Gli ormoni prodotti in gravidanza spingono la madre a prendersi cura del suo piccolo. Questo vale nei topi così come negli esseri umani. Secondo una ricerca dei dottori Rosalind John e Anthony Isles della Cardiff University, potrebbe esserci di più. Nel genoma del feto ci sarebbe infatti un gene che decide quanto le cure materne saranno intense.

La placenta è un organo che deriva in parte dalla madre e in parte dal feto. Il suo compito è permettere lo scambio di nutrienti tra madre e feto, ma non solo. Produce infatti degli ormoni che preparano la donna alla prossima maternità. Ormoni che paiono dipendere dal genoma fetale presente nella placenta.

La secrezione ormonale della placenta dipende da un gene del feto chiamato Phlda2. Più il gene è attivo, meno ormoni vengono prodotti. Ciò significa che il feto influenza quante cure riceverà dopo la nascita, almeno in parte. Per provare il fenomeno, i due ricercatori hanno testato la loro teoria su un gruppo di cavie.

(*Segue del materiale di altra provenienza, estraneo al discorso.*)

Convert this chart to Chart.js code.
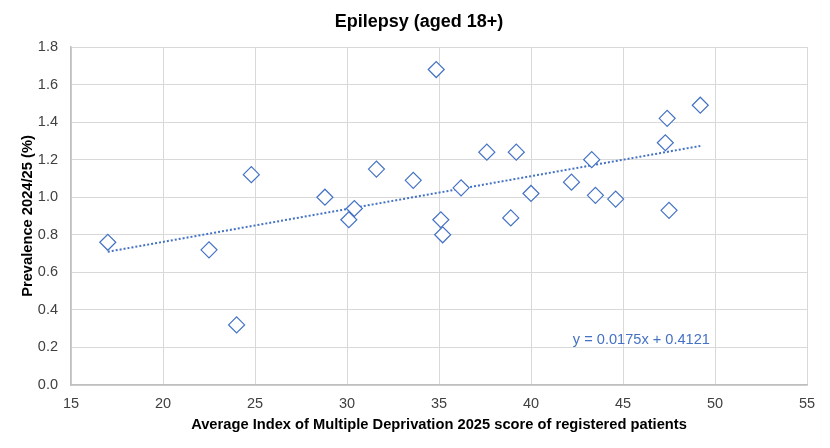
<!DOCTYPE html>
<html>
<head>
<meta charset="utf-8">
<script src="https://cdn.jsdelivr.net/npm/chart.js@4.4.1/dist/chart.umd.min.js"></script>
<style>
  html, body { margin: 0; padding: 0; background: #fff; }
  #wrap { width: 830px; height: 448px; }
</style>
</head>
<body>
<div id="wrap"><canvas id="c" width="830" height="448"></canvas></div>
<script>
const chartTitle = "Epilepsy (aged 18+)";
const xAxisTitle = "Average Index of Multiple Deprivation 2025 score of registered patients";
const yAxisTitle = "Prevalence 2024/25 (%)";
const imdScores = [17.0, 22.5, 24.0, 24.8, 28.8, 30.4, 30.1, 31.6, 33.6, 34.85, 35.1, 35.2, 36.2, 37.6, 39.2, 38.9, 40.0, 42.2, 43.3, 43.5, 44.6, 47.4, 47.3, 47.5, 49.2];
const prevalence = [0.76, 0.72, 0.32, 1.12, 1.00, 0.94, 0.88, 1.15, 1.09, 1.68, 0.88, 0.80, 1.05, 1.24, 1.24, 0.89, 1.02, 1.08, 1.20, 1.01, 0.99, 1.42, 1.29, 0.93, 1.49];
const trendSlope = 0.0175;
const trendIntercept = 0.4121;
const trendLabel = "y = 0.0175x + 0.4121";
const trendLabelPos = [46.0, 0.24];

const points = imdScores.map((x, i) => ({ x: x, y: prevalence[i] }));
const xMin = Math.min(...imdScores), xMax = Math.max(...imdScores);
const trendPoints = [xMin, xMax].map(x => ({ x: x, y: trendSlope * x + trendIntercept }));

const FONT = "'Liberation Sans', Arial, sans-serif";
const BLUE = "#4472C4";

const textPlugin = {
  id: 'texts',
  afterDraw(chart) {
    const ctx = chart.ctx;
    const xs = chart.scales.x, ys = chart.scales.y;
    ctx.save();
    ctx.font = "14.6px " + FONT;
    ctx.fillStyle = BLUE;
    ctx.textAlign = 'center';
    ctx.textBaseline = 'middle';
    ctx.fillText(trendLabel, xs.getPixelForValue(trendLabelPos[0]), ys.getPixelForValue(trendLabelPos[1]));
    ctx.font = "bold 18px " + FONT;
    ctx.fillStyle = '#000000';
    ctx.fillText(chartTitle, 419, 22);
    ctx.restore();
  }
};

new Chart(document.getElementById('c'), {
  type: 'scatter',
  data: {
    datasets: [
      {
        label: 'Practices',
        data: points,
        pointStyle: 'rectRot',
        pointRadius: 8,
        pointHoverRadius: 8,
        pointBackgroundColor: '#ffffff',
        pointBorderColor: BLUE,
        pointBorderWidth: 1.2,
        order: 1
      },
      {
        label: 'Trend',
        type: 'line',
        data: trendPoints,
        borderColor: BLUE,
        borderWidth: 2,
        borderDash: [2, 2],
        pointRadius: 0,
        fill: false,
        order: 2
      }
    ]
  },
  options: {
    responsive: false,
    animation: false,
    devicePixelRatio: 1,
    layout: { padding: { left: 0, right: 23, top: 47, bottom: 14 } },
    plugins: {
      legend: { display: false },
      tooltip: { enabled: false },
      title: { display: false }
    },
    scales: {
      x: {
        type: 'linear',
        min: 15, max: 55,
        ticks: { stepSize: 5, color: '#404040', font: { family: FONT, size: 14.5 }, padding: 10 },
        grid: { color: '#d9d9d9', lineWidth: 1, drawTicks: false },
        border: { color: '#bfbfbf', width: 1.5 },
        title: { display: true, text: xAxisTitle, color: '#000000', font: { family: FONT, size: 14.7, weight: 'bold' }, padding: { top: 2, bottom: 0 } },
        afterFit(scale) { scale.height = 49; }
      },
      y: {
        type: 'linear',
        min: 0, max: 1.8,
        ticks: { stepSize: 0.2, color: '#404040', font: { family: FONT, size: 14.5 }, padding: 13, callback: v => v.toFixed(1) },
        grid: { color: '#d9d9d9', lineWidth: 1, drawTicks: false },
        border: { color: '#bfbfbf', width: 1.5 },
        title: { display: true, text: yAxisTitle, color: '#000000', font: { family: FONT, size: 14.7, weight: 'bold' }, padding: { top: 19, bottom: 0 } },
        afterFit(scale) { scale.width = 71; }
      }
    }
  },
  plugins: [textPlugin]
});
</script>
</body>
</html>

Le piccole cavie esaminate possedevano due copie di Phlda2, una da parte di madre e una da parte di padre. Solo una delle due copie era arriva, mentre quella paterna era silenziata. I ricercatori hanno quindi creato degli embrioni di topo con entrambe le copie attive o entrambe le copie silenziate.

Le cavie che durante la gravidanza erano state esposte a livelli più bassi di ormoni accudivano meno i piccoli. Si concentravano invece sulla costruzione del nido. Viceversa nelle cavie esposte a livelli più alti di ormoni. Maggiore era l’attività di Phlda2, meno erano gli ormoni e minore era la cura data ai piccoli.